Work required –
Copy out all the lines exactly. Omit pictures.

Data lines –

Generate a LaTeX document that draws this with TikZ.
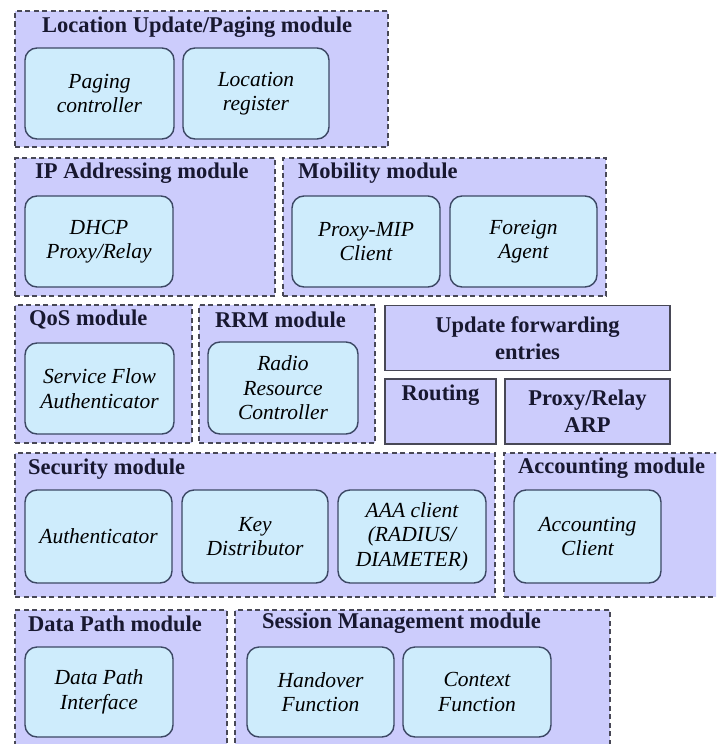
\documentclass[tikz,border=0pt]{standalone}
\usepackage{fontspec}
\setmainfont{Liberation Serif}
\definecolor{modfill}{RGB}{204,204,252}
\definecolor{modline}{RGB}{72,72,86}
\definecolor{fnfill}{RGB}{206,236,252}
\definecolor{fnline}{RGB}{60,72,100}
\definecolor{titlecol}{RGB}{24,24,48}
\begin{document}
\begin{tikzpicture}[x=1pt,y=-1pt,
  module/.style={draw=modline, fill=modfill, line width=1.5pt,
    dash pattern=on 5pt off 3.5pt, inner sep=0pt},
  solidbox/.style={draw=modline, fill=modfill, line width=1.5pt, inner sep=0pt,
    align=center, font=\fontsize{22.5}{27}\selectfont\bfseries\color{titlecol}},
  fn/.style={draw=fnline, fill=fnfill, line width=1.4pt, rounded corners=12pt,
    inner sep=0pt, align=center, font=\fontsize{21.5}{24.5}\selectfont\itshape},
  title/.style={anchor=west, inner sep=0pt,
    font=\fontsize{22.5}{24}\selectfont\bfseries\color{titlecol}}]
\useasboundingbox (0,0) rectangle (716,744);
\clip (0,0) rectangle (716,744);
\fill[white] (0,0) rectangle (716,744);

% module frames
\node[module, minimum width=373pt, minimum height=136pt] (loc) at (201.5,79) {};
\node[module, minimum width=260pt, minimum height=138pt] (ip)  at (145,227) {};
\node[module, minimum width=323pt, minimum height=138pt] (mob) at (444.5,227) {};
\node[module, minimum width=177pt, minimum height=138pt] (qos) at (103.5,374) {};
\node[module, minimum width=176pt, minimum height=138pt] (rrm) at (287,374) {};
\node[module, minimum width=480pt, minimum height=144pt] (sec) at (255,525) {};
\node[module, minimum width=218pt, minimum height=144pt] (acc) at (613,525) {};
\node[module, minimum width=212pt, minimum height=142pt] (dp)  at (121,681) {};
\node[module, minimum width=375pt, minimum height=142pt] (ses) at (422.5,681) {};

% module titles
\node[title] (locT) at (42,27)  {Location Update/Paging module};
\node[title] (ipT)  at (35,173) {IP Addressing module};
\node[title] (mobT) at (298,173) {Mobility module};
\node[title] (qosT) at (29,320) {QoS module};
\node[title] (rrmT) at (215,320) {RRM module};
\node[title] (secT) at (28,469) {Security module};
\node[title] (accT) at (518,468) {Accounting module};
\node[title] (dpT)  at (28,624) {Data Path module};
\node[title] (sesT) at (262,623) {Session Management module};

% forwarding blocks
\node[solidbox, minimum width=285pt, minimum height=65pt] (upd) at (527.5,338)
  {Update forwarding\\entries};
\node[solidbox, minimum width=111pt, minimum height=65pt,
  label={[solidbox, draw=none, fill=none, anchor=north, yshift=-6pt]north:Routing}]
  (rout) at (440.5,411.5) {};
\node[solidbox, minimum width=165pt, minimum height=65pt] (arp) at (587.5,411.5)
  {Proxy/Relay\\ARP};

% functional blocks
\node[fn, minimum width=149pt, minimum height=91pt] (pag) at (99.5,93.5) {Paging\\controller};
\node[fn, minimum width=146pt, minimum height=91pt] (lreg) at (256,93.5) {Location\\register};
\node[fn, minimum width=148pt, minimum height=91pt] (dhcp) at (99,241.5) {DHCP\\Proxy/Relay};
\node[fn, minimum width=148pt, minimum height=91pt] (pmip) at (366,241.5) {Proxy-MIP\\Client};
\node[fn, minimum width=147pt, minimum height=91pt] (fa) at (523.5,241.5) {Foreign\\Agent};
\node[fn, minimum width=149pt, minimum height=91pt] (sfa) at (99.5,388.5) {Service Flow\\Authenticator};
\node[fn, minimum width=150pt, minimum height=92pt] (rrc) at (283,388) {Radio\\Resource\\Controller};
\node[fn, minimum width=147pt, minimum height=93pt] (auth) at (98.5,536.5) {Authenticator};
\node[fn, minimum width=146pt, minimum height=93pt] (kd) at (255,536.5) {Key\\Distributor};
\node[fn, minimum width=148pt, minimum height=93pt] (aaa) at (412,536.5) {AAA client\\(RADIUS/\\DIAMETER)};
\node[fn, minimum width=147pt, minimum height=93pt] (accc) at (587.5,536.5) {Accounting\\Client};
\node[fn, minimum width=148pt, minimum height=90pt] (dpi) at (99,692) {Data Path\\Interface};
\node[fn, minimum width=147pt, minimum height=90pt] (hof) at (320.5,692) {Handover\\Function};
\node[fn, minimum width=148pt, minimum height=90pt] (ctx) at (477,692) {Context\\Function};
\end{tikzpicture}
\end{document}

Solution to this exercise –
Generate a LaTeX document that draws this with TikZ.
\documentclass[tikz,border=0pt]{standalone}
\usepackage{fontspec}
\setmainfont{Liberation Serif}
\definecolor{modfill}{RGB}{204,204,252}
\definecolor{modline}{RGB}{72,72,86}
\definecolor{fnfill}{RGB}{206,236,252}
\definecolor{fnline}{RGB}{60,72,100}
\definecolor{titlecol}{RGB}{24,24,48}
\begin{document}
\begin{tikzpicture}[x=1pt,y=-1pt,
  module/.style={draw=modline, fill=modfill, line width=1.5pt,
    dash pattern=on 5pt off 3.5pt, inner sep=0pt},
  solidbox/.style={draw=modline, fill=modfill, line width=1.5pt, inner sep=0pt,
    align=center, font=\fontsize{22.5}{27}\selectfont\bfseries\color{titlecol}},
  fn/.style={draw=fnline, fill=fnfill, line width=1.4pt, rounded corners=12pt,
    inner sep=0pt, align=center, font=\fontsize{21.5}{24.5}\selectfont\itshape},
  title/.style={anchor=west, inner sep=0pt,
    font=\fontsize{22.5}{24}\selectfont\bfseries\color{titlecol}}]
\useasboundingbox (0,0) rectangle (716,744);
\clip (0,0) rectangle (716,744);
\fill[white] (0,0) rectangle (716,744);

% module frames
\node[module, minimum width=373pt, minimum height=136pt] (loc) at (201.5,79) {};
\node[module, minimum width=260pt, minimum height=138pt] (ip)  at (145,227) {};
\node[module, minimum width=323pt, minimum height=138pt] (mob) at (444.5,227) {};
\node[module, minimum width=177pt, minimum height=138pt] (qos) at (103.5,374) {};
\node[module, minimum width=176pt, minimum height=138pt] (rrm) at (287,374) {};
\node[module, minimum width=480pt, minimum height=144pt] (sec) at (255,525) {};
\node[module, minimum width=218pt, minimum height=144pt] (acc) at (613,525) {};
\node[module, minimum width=212pt, minimum height=142pt] (dp)  at (121,681) {};
\node[module, minimum width=375pt, minimum height=142pt] (ses) at (422.5,681) {};

% module titles
\node[title] (locT) at (42,27)  {Location Update/Paging module};
\node[title] (ipT)  at (35,173) {IP Addressing module};
\node[title] (mobT) at (298,173) {Mobility module};
\node[title] (qosT) at (29,320) {QoS module};
\node[title] (rrmT) at (215,320) {RRM module};
\node[title] (secT) at (28,469) {Security module};
\node[title] (accT) at (518,468) {Accounting module};
\node[title] (dpT)  at (28,624) {Data Path module};
\node[title] (sesT) at (262,623) {Session Management module};

% forwarding blocks
\node[solidbox, minimum width=285pt, minimum height=65pt] (upd) at (527.5,338)
  {Update forwarding\\entries};
\node[solidbox, minimum width=111pt, minimum height=65pt,
  label={[solidbox, draw=none, fill=none, anchor=north, yshift=-6pt]north:Routing}]
  (rout) at (440.5,411.5) {};
\node[solidbox, minimum width=165pt, minimum height=65pt] (arp) at (587.5,411.5)
  {Proxy/Relay\\ARP};

% functional blocks
\node[fn, minimum width=149pt, minimum height=91pt] (pag) at (99.5,93.5) {Paging\\controller};
\node[fn, minimum width=146pt, minimum height=91pt] (lreg) at (256,93.5) {Location\\register};
\node[fn, minimum width=148pt, minimum height=91pt] (dhcp) at (99,241.5) {DHCP\\Proxy/Relay};
\node[fn, minimum width=148pt, minimum height=91pt] (pmip) at (366,241.5) {Proxy-MIP\\Client};
\node[fn, minimum width=147pt, minimum height=91pt] (fa) at (523.5,241.5) {Foreign\\Agent};
\node[fn, minimum width=149pt, minimum height=91pt] (sfa) at (99.5,388.5) {Service Flow\\Authenticator};
\node[fn, minimum width=150pt, minimum height=92pt] (rrc) at (283,388) {Radio\\Resource\\Controller};
\node[fn, minimum width=147pt, minimum height=93pt] (auth) at (98.5,536.5) {Authenticator};
\node[fn, minimum width=146pt, minimum height=93pt] (kd) at (255,536.5) {Key\\Distributor};
\node[fn, minimum width=148pt, minimum height=93pt] (aaa) at (412,536.5) {AAA client\\(RADIUS/\\DIAMETER)};
\node[fn, minimum width=147pt, minimum height=93pt] (accc) at (587.5,536.5) {Accounting\\Client};
\node[fn, minimum width=148pt, minimum height=90pt] (dpi) at (99,692) {Data Path\\Interface};
\node[fn, minimum width=147pt, minimum height=90pt] (hof) at (320.5,692) {Handover\\Function};
\node[fn, minimum width=148pt, minimum height=90pt] (ctx) at (477,692) {Context\\Function};
\end{tikzpicture}
\end{document}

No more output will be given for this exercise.